Estávamos pois a tomar um curto em supermercado bem frequentado, há pouco comprado por outra rede. Um aspecto fulcral veio à pauta. As moças da lanchonete transitavam e eu as conheço pelo nome. Como frequento quase que diariamente o estabelecimento, vínculos se formam. Funcionários atenciosos e dedicados estão atualmente sendo substituídos inexoravelmente por outra equipe. Diariamente, rostos conhecidos desaparecem e novas figuras surgem. Processo homeopático, mas infalível! Fernando Augusto e eu abordamos o assunto e entendemos que pode até ser legal essa troca de funcionários, mas não moral. Todos, sem exceção, sentem a espada de Dâmocles sobre suas cabeças. Cruzo diariamente nos corredores do estabelecimento com amigos e conhecidos. Sem exceção, todos partilham dessa angústia por que passam muitos desses dedicados funcionários. Não conhecemos os novos patrões, mas sim o sorriso e a atenção de tantos valorosos e prestativos atendentes à espera da demissão. Alguns confessaram o drama que estão vivendo às vésperas do fim do ano. Diversas são jovens mães. O Cérebro da organização substitui os empregados, mas não poderia manter os que são eficientes e que formam legião? As novas contratações de funcionários atenderiam a quais propósitos? Muitos têm a resposta. Quando as leis beneficiam os que têm o poder de decidir, estes não estariam perdendo o essencial, a visão humanística? Disse a Fernando Augusto que escrevi blog a respeito desses jovens operosos que, com o tempo, passamos a admirar (vide blog “Mocidade de Valor – Salvaguarda da Esperança”, 15/08/2009). O amigo, apesar de não reter o nome dos funcionários, confessa que jamais foi mal atendido por qualquer um deles.
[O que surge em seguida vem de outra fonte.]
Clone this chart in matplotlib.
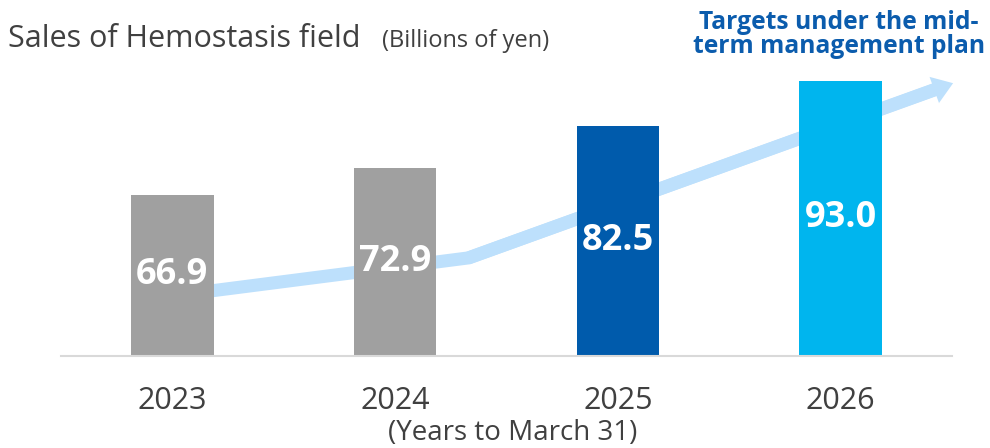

Sobre política também conversamos. Senti nas palavras do amigo uma constante já verificada em tantas posições sobre a matéria. Após a queda daquilo que o ministro do STF, Celso de Mello, definiu como “projeto criminoso do poder”, que perdurou por mais de uma década, finalizando com o impeachement da ex-presidente, vivemos um interregno delicado, mormente se for considerada a Economia do país. A denominada “terra arrasada” existe; todavia, saberão os Três Poderes ter a dignidade de abdicar de privilégios incontáveis e desnecessários? A corrupção endêmica, presente no amálgama espúrio políticos-empresas, continuará a levar o país ao abismo sem qualquer descortino? Tenhamos tênues esperanças, desde que não sufoquem, por pura “sobrevivência” da classe política, a operação Lava-Jato. Se sacrifícios houver, mas intenções forem boas, o povo brasileiro deve apoiar. As eleições para prefeito em todo o Brasil já não evidenciaram escancaradamente que um arejamento político se instaurou no país?

Finalizamos nossa prazerosa conversa falando de esportes, das Olimpíadas, das Paraolimpíadas e do futebol. Vieram à tona os gastos absurdos com toda a preparação, o desempenho modesto de nossos atletas que lutam, mas que, na maioria, têm pouquíssimo apoio, e o absurdo e vergonhoso fato de que as medalhas douradas conferidas aos vencedores estão descascando!!! A mídia ventilou esse descaso que macula o todo olímpico. Todavia, o Presidente do COB, já idoso e há décadas no poder, foi reeleito!!! Renovação às avessas!!! Quanto ao futebol, Fernando é palmeirense e sorridente. Quanto a mim, gostava desde miúdo da Portuguesa, time que conseguiu a suprema façanha, com facilidade incrível, de submergir até o fundo, agora para a série D. Série abissal, último estágio da incompetência. Chegou a Lusa ao destino a que timoneiros sem profissionalismo souberam levá-la ao longo das décadas. Série final, dela não há condições de queda maior. Não emergirá e deverá permanecer sepulta nas profundezas. Lágrimas não serão vertidas pela pequena e fiel torcida. Na lembrança de seus adeptos restará apenas a nostalgia.

Despedimo-nos com a promessa de novos encontros. Faz bem trocar ideias. Estimula o raciocínio.

On how a coffee with a friend offered a good opportunity for discussion of everyday situations concerning Brazilian current socio-economic conditions and culture.